● **WHAT IS REQUIRED**
Write out the full listing exactly as given, minus the images.
□ □ □ □
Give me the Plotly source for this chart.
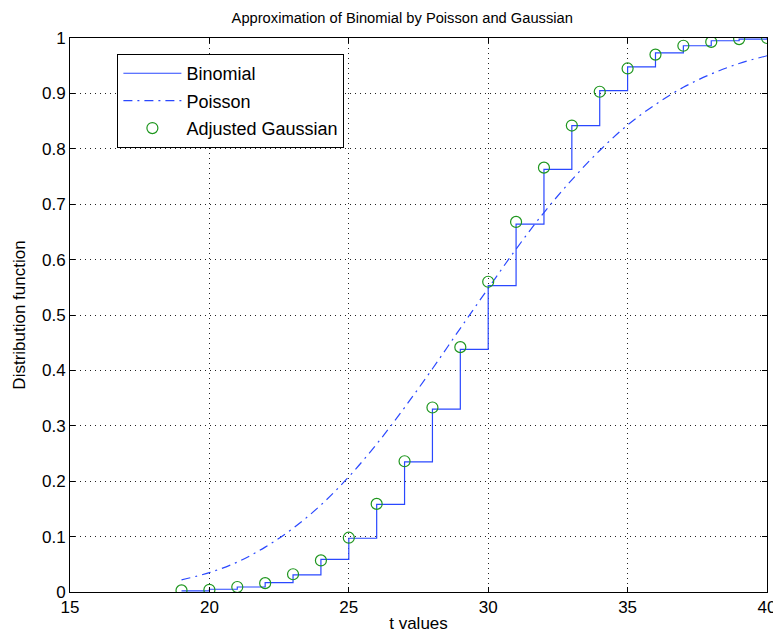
import plotly.graph_objects as go

t_values = list(range(19, 41))
binomial_cdf = [0.002, 0.005, 0.009, 0.017, 0.031, 0.059, 0.097, 0.158, 0.235, 0.330,
                0.438, 0.553, 0.664, 0.763, 0.842, 0.905, 0.948, 0.973, 0.986, 0.995,
                0.998, 1.000]
poisson_cdf = [0.022, 0.035, 0.054, 0.081, 0.115, 0.157, 0.208, 0.267, 0.333, 0.403,
               0.476, 0.548, 0.619, 0.685, 0.744, 0.797, 0.843, 0.880, 0.911, 0.935,
               0.954, 0.968]
gaussian_cdf = [0.003, 0.004, 0.009, 0.016, 0.032, 0.057, 0.098, 0.159, 0.236, 0.333,
                0.442, 0.560, 0.668, 0.766, 0.842, 0.903, 0.945, 0.970, 0.986, 0.993,
                0.998, 1.000]

x_ticks = [15, 20, 25, 30, 35, 40]
y_ticks = [0, 0.1, 0.2, 0.3, 0.4, 0.5, 0.6, 0.7, 0.8, 0.9, 1]
y_tick_labels = ["0", "0.1", "0.2", "0.3", "0.4", "0.5", "0.6", "0.7", "0.8", "0.9", "1"]

FONT = "Liberation Sans, Arial, Helvetica, sans-serif"
BLUE = "#2a48ff"
GREEN = "#1e961e"

fig = go.Figure()
fig.add_trace(go.Scatter(x=t_values, y=binomial_cdf, mode="lines", name="Binomial",
                         line=dict(color=BLUE, width=1.2, shape="hv"), legendgroup="a"))
fig.add_trace(go.Scatter(x=t_values, y=poisson_cdf, mode="lines", name="Poisson",
                         line=dict(color=BLUE, width=1.2, dash="9px,5px,2px,5px", shape="spline"),
                         legendgroup="b"))
fig.add_trace(go.Scatter(x=t_values, y=gaussian_cdf, mode="markers", name="Adjusted Gaussian",
                         marker=dict(symbol="circle-open", size=11, color=GREEN,
                                     line=dict(width=1.2, color=GREEN)),
                         legendgroup="c"))

axis_common = dict(
    showline=True, linecolor="black", linewidth=1, mirror="allticks",
    ticks="inside", ticklen=5, tickcolor="black",
    showgrid=True, gridcolor="#222", gridwidth=1, griddash="1px,4px",
    zeroline=False, tickfont=dict(family=FONT, size=17, color="black"),
)

fig.update_xaxes(range=[15, 40], tickvals=x_ticks,
                 title=dict(text="t values", font=dict(family=FONT, size=17, color="black"), standoff=0),
                 **axis_common)
fig.update_yaxes(range=[0, 1], tickvals=y_ticks, ticktext=y_tick_labels,
                 title=dict(text="Distribution function", font=dict(family=FONT, size=17, color="black"), standoff=12),
                 **axis_common)

# the page body adds an 8px offset; figure size and margins compensate for it
fig.update_layout(
    width=773, height=631,
    margin=dict(l=61.5, r=14, t=30, b=47, autoexpand=False),
    paper_bgcolor="white", plot_bgcolor="white",
    title=dict(text="Approximation of Binomial by Poisson and Gaussian",
               font=dict(family=FONT, size=14.7, color="black"),
               x=0.510, xanchor="center", y=0.993, yanchor="top"),
    legend=dict(x=0.068, y=0.971, xanchor="left", yanchor="top",
                bgcolor="white", bordercolor="black", borderwidth=1,
                font=dict(family=FONT, size=18, color="black"),
                traceorder="grouped", tracegroupgap=1, itemwidth=58),
    showlegend=True,
)

fig.write_html("out.html")
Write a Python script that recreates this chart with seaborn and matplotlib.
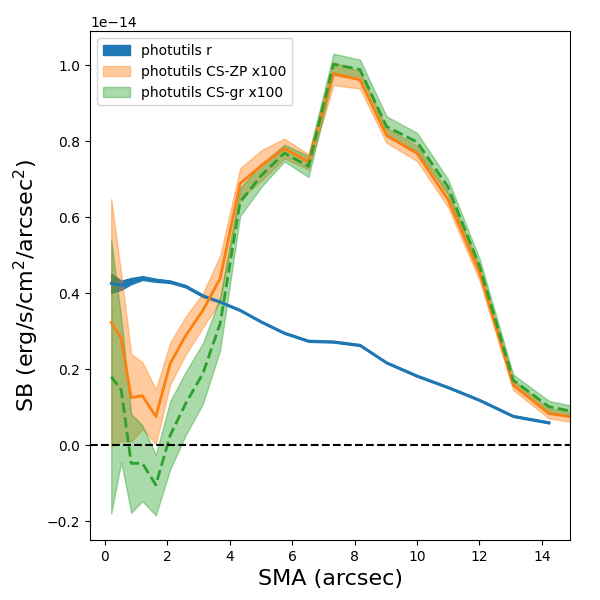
import matplotlib
matplotlib.use("Agg")
import matplotlib.pyplot as plt
import numpy as np
import seaborn as sns

# SMA positions (arcsec)
sma_r = [0.20, 0.52, 0.84, 1.20, 1.63, 2.09, 2.59, 3.14, 3.69, 4.33, 5.02,
         5.75, 6.52, 7.32, 8.17, 9.02, 10.00, 10.99, 12.01, 13.08, 14.23]
sma_cs = sma_r + [15.45]

# surface brightness, in units of 1e-14 erg/s/cm2/arcsec2
sb_r = [0.426, 0.421, 0.432, 0.440, 0.434, 0.430, 0.418, 0.393, 0.377, 0.355, 0.324,
        0.295, 0.274, 0.272, 0.263, 0.217, 0.182, 0.152, 0.118, 0.076, 0.059]
err_r = [0.025, 0.012, 0.008, 0.005, 0.004, 0.003, 0.003, 0.003, 0.002, 0.002, 0.002,
         0.002, 0.002, 0.002, 0.002, 0.002, 0.002, 0.002, 0.002, 0.002, 0.002]

sb_zp = [0.323, 0.281, 0.125, 0.130, 0.075, 0.215, 0.289, 0.355, 0.439, 0.689, 0.737,
         0.781, 0.746, 0.978, 0.962, 0.816, 0.768, 0.647, 0.452, 0.158, 0.083, 0.068]
zp_err_lo = [0.325, 0.27, 0.115, 0.088, 0.072, 0.055, 0.05, 0.045, 0.06, 0.04, 0.04,
             0.026, 0.02, 0.03, 0.023, 0.02, 0.02, 0.02, 0.02, 0.013, 0.013, 0.013]
zp_err_hi = [0.325, 0.17, 0.115, 0.088, 0.072, 0.055, 0.05, 0.045, 0.06, 0.04, 0.04,
             0.026, 0.02, 0.03, 0.023, 0.02, 0.02, 0.02, 0.02, 0.013, 0.013, 0.013]

sb_gr = [0.180, 0.145, -0.048, -0.048, -0.105, 0.026, 0.110, 0.189, 0.320, 0.640, 0.711,
         0.769, 0.734, 1.003, 0.989, 0.839, 0.798, 0.680, 0.469, 0.171, 0.101, 0.081]
err_gr = [0.36, 0.19, 0.13, 0.10, 0.08, 0.09, 0.083, 0.08, 0.07, 0.037, 0.03,
          0.022, 0.028, 0.028, 0.026, 0.027, 0.024, 0.02, 0.02, 0.015, 0.015, 0.015]

scale = 1e-14
pal = sns.color_palette("tab10")

fig, ax = plt.subplots(figsize=(6, 6), dpi=100)
fig.subplots_adjust(left=0.15, right=0.95, top=0.948, bottom=0.1)

x_r = np.array(sma_r)
x_cs = np.array(sma_cs)
y_r = np.array(sb_r) * scale
y_zp = np.array(sb_zp) * scale
y_gr = np.array(sb_gr) * scale

ax.fill_between(x_r, y_r - np.array(err_r) * scale, y_r + np.array(err_r) * scale,
                color=pal[0], label="photutils r")
ax.fill_between(x_cs, y_zp - np.array(zp_err_lo) * scale, y_zp + np.array(zp_err_hi) * scale,
                color=pal[1], alpha=0.4, label="photutils CS-ZP x100")
ax.fill_between(x_cs, y_gr - np.array(err_gr) * scale, y_gr + np.array(err_gr) * scale,
                color=pal[2], alpha=0.4, label="photutils CS-gr x100")

sns.lineplot(x=x_r, y=y_r, ax=ax, color=pal[0], lw=2, legend=False, sort=False)
sns.lineplot(x=x_cs, y=y_zp, ax=ax, color=pal[1], lw=2, legend=False, sort=False)
sns.lineplot(x=x_cs, y=y_gr, ax=ax, color=pal[2], lw=2, linestyle="--",
             legend=False, sort=False)

ax.axhline(0, color="k", ls="--", lw=1.5)

ax.set_xlim(-0.48, 14.9)
ax.set_ylim(-0.25e-14, 1.09e-14)
ax.set_xlabel("SMA (arcsec)", fontsize=16)
ax.set_ylabel("SB (erg/s/cm$^2$/arcsec$^2$)", fontsize=16)
ax.legend(loc="upper left")

fig.savefig("out.png", dpi=100)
□ □ □ □
● **RESULT OF THIS TASK**
Give me the Plotly source for this chart.
import plotly.graph_objects as go

t_values = list(range(19, 41))
binomial_cdf = [0.002, 0.005, 0.009, 0.017, 0.031, 0.059, 0.097, 0.158, 0.235, 0.330,
                0.438, 0.553, 0.664, 0.763, 0.842, 0.905, 0.948, 0.973, 0.986, 0.995,
                0.998, 1.000]
poisson_cdf = [0.022, 0.035, 0.054, 0.081, 0.115, 0.157, 0.208, 0.267, 0.333, 0.403,
               0.476, 0.548, 0.619, 0.685, 0.744, 0.797, 0.843, 0.880, 0.911, 0.935,
               0.954, 0.968]
gaussian_cdf = [0.003, 0.004, 0.009, 0.016, 0.032, 0.057, 0.098, 0.159, 0.236, 0.333,
                0.442, 0.560, 0.668, 0.766, 0.842, 0.903, 0.945, 0.970, 0.986, 0.993,
                0.998, 1.000]

x_ticks = [15, 20, 25, 30, 35, 40]
y_ticks = [0, 0.1, 0.2, 0.3, 0.4, 0.5, 0.6, 0.7, 0.8, 0.9, 1]
y_tick_labels = ["0", "0.1", "0.2", "0.3", "0.4", "0.5", "0.6", "0.7", "0.8", "0.9", "1"]

FONT = "Liberation Sans, Arial, Helvetica, sans-serif"
BLUE = "#2a48ff"
GREEN = "#1e961e"

fig = go.Figure()
fig.add_trace(go.Scatter(x=t_values, y=binomial_cdf, mode="lines", name="Binomial",
                         line=dict(color=BLUE, width=1.2, shape="hv"), legendgroup="a"))
fig.add_trace(go.Scatter(x=t_values, y=poisson_cdf, mode="lines", name="Poisson",
                         line=dict(color=BLUE, width=1.2, dash="9px,5px,2px,5px", shape="spline"),
                         legendgroup="b"))
fig.add_trace(go.Scatter(x=t_values, y=gaussian_cdf, mode="markers", name="Adjusted Gaussian",
                         marker=dict(symbol="circle-open", size=11, color=GREEN,
                                     line=dict(width=1.2, color=GREEN)),
                         legendgroup="c"))

axis_common = dict(
    showline=True, linecolor="black", linewidth=1, mirror="allticks",
    ticks="inside", ticklen=5, tickcolor="black",
    showgrid=True, gridcolor="#222", gridwidth=1, griddash="1px,4px",
    zeroline=False, tickfont=dict(family=FONT, size=17, color="black"),
)

fig.update_xaxes(range=[15, 40], tickvals=x_ticks,
                 title=dict(text="t values", font=dict(family=FONT, size=17, color="black"), standoff=0),
                 **axis_common)
fig.update_yaxes(range=[0, 1], tickvals=y_ticks, ticktext=y_tick_labels,
                 title=dict(text="Distribution function", font=dict(family=FONT, size=17, color="black"), standoff=12),
                 **axis_common)

# the page body adds an 8px offset; figure size and margins compensate for it
fig.update_layout(
    width=773, height=631,
    margin=dict(l=61.5, r=14, t=30, b=47, autoexpand=False),
    paper_bgcolor="white", plot_bgcolor="white",
    title=dict(text="Approximation of Binomial by Poisson and Gaussian",
               font=dict(family=FONT, size=14.7, color="black"),
               x=0.510, xanchor="center", y=0.993, yanchor="top"),
    legend=dict(x=0.068, y=0.971, xanchor="left", yanchor="top",
                bgcolor="white", bordercolor="black", borderwidth=1,
                font=dict(family=FONT, size=18, color="black"),
                traceorder="grouped", tracegroupgap=1, itemwidth=58),
    showlegend=True,
)

fig.write_html("out.html")
Write a Python script that recreates this chart with seaborn and matplotlib.
import matplotlib
matplotlib.use("Agg")
import matplotlib.pyplot as plt
import numpy as np
import seaborn as sns

# SMA positions (arcsec)
sma_r = [0.20, 0.52, 0.84, 1.20, 1.63, 2.09, 2.59, 3.14, 3.69, 4.33, 5.02,
         5.75, 6.52, 7.32, 8.17, 9.02, 10.00, 10.99, 12.01, 13.08, 14.23]
sma_cs = sma_r + [15.45]

# surface brightness, in units of 1e-14 erg/s/cm2/arcsec2
sb_r = [0.426, 0.421, 0.432, 0.440, 0.434, 0.430, 0.418, 0.393, 0.377, 0.355, 0.324,
        0.295, 0.274, 0.272, 0.263, 0.217, 0.182, 0.152, 0.118, 0.076, 0.059]
err_r = [0.025, 0.012, 0.008, 0.005, 0.004, 0.003, 0.003, 0.003, 0.002, 0.002, 0.002,
         0.002, 0.002, 0.002, 0.002, 0.002, 0.002, 0.002, 0.002, 0.002, 0.002]

sb_zp = [0.323, 0.281, 0.125, 0.130, 0.075, 0.215, 0.289, 0.355, 0.439, 0.689, 0.737,
         0.781, 0.746, 0.978, 0.962, 0.816, 0.768, 0.647, 0.452, 0.158, 0.083, 0.068]
zp_err_lo = [0.325, 0.27, 0.115, 0.088, 0.072, 0.055, 0.05, 0.045, 0.06, 0.04, 0.04,
             0.026, 0.02, 0.03, 0.023, 0.02, 0.02, 0.02, 0.02, 0.013, 0.013, 0.013]
zp_err_hi = [0.325, 0.17, 0.115, 0.088, 0.072, 0.055, 0.05, 0.045, 0.06, 0.04, 0.04,
             0.026, 0.02, 0.03, 0.023, 0.02, 0.02, 0.02, 0.02, 0.013, 0.013, 0.013]

sb_gr = [0.180, 0.145, -0.048, -0.048, -0.105, 0.026, 0.110, 0.189, 0.320, 0.640, 0.711,
         0.769, 0.734, 1.003, 0.989, 0.839, 0.798, 0.680, 0.469, 0.171, 0.101, 0.081]
err_gr = [0.36, 0.19, 0.13, 0.10, 0.08, 0.09, 0.083, 0.08, 0.07, 0.037, 0.03,
          0.022, 0.028, 0.028, 0.026, 0.027, 0.024, 0.02, 0.02, 0.015, 0.015, 0.015]

scale = 1e-14
pal = sns.color_palette("tab10")

fig, ax = plt.subplots(figsize=(6, 6), dpi=100)
fig.subplots_adjust(left=0.15, right=0.95, top=0.948, bottom=0.1)

x_r = np.array(sma_r)
x_cs = np.array(sma_cs)
y_r = np.array(sb_r) * scale
y_zp = np.array(sb_zp) * scale
y_gr = np.array(sb_gr) * scale

ax.fill_between(x_r, y_r - np.array(err_r) * scale, y_r + np.array(err_r) * scale,
                color=pal[0], label="photutils r")
ax.fill_between(x_cs, y_zp - np.array(zp_err_lo) * scale, y_zp + np.array(zp_err_hi) * scale,
                color=pal[1], alpha=0.4, label="photutils CS-ZP x100")
ax.fill_between(x_cs, y_gr - np.array(err_gr) * scale, y_gr + np.array(err_gr) * scale,
                color=pal[2], alpha=0.4, label="photutils CS-gr x100")

sns.lineplot(x=x_r, y=y_r, ax=ax, color=pal[0], lw=2, legend=False, sort=False)
sns.lineplot(x=x_cs, y=y_zp, ax=ax, color=pal[1], lw=2, legend=False, sort=False)
sns.lineplot(x=x_cs, y=y_gr, ax=ax, color=pal[2], lw=2, linestyle="--",
             legend=False, sort=False)

ax.axhline(0, color="k", ls="--", lw=1.5)

ax.set_xlim(-0.48, 14.9)
ax.set_ylim(-0.25e-14, 1.09e-14)
ax.set_xlabel("SMA (arcsec)", fontsize=16)
ax.set_ylabel("SB (erg/s/cm$^2$/arcsec$^2$)", fontsize=16)
ax.legend(loc="upper left")

fig.savefig("out.png", dpi=100)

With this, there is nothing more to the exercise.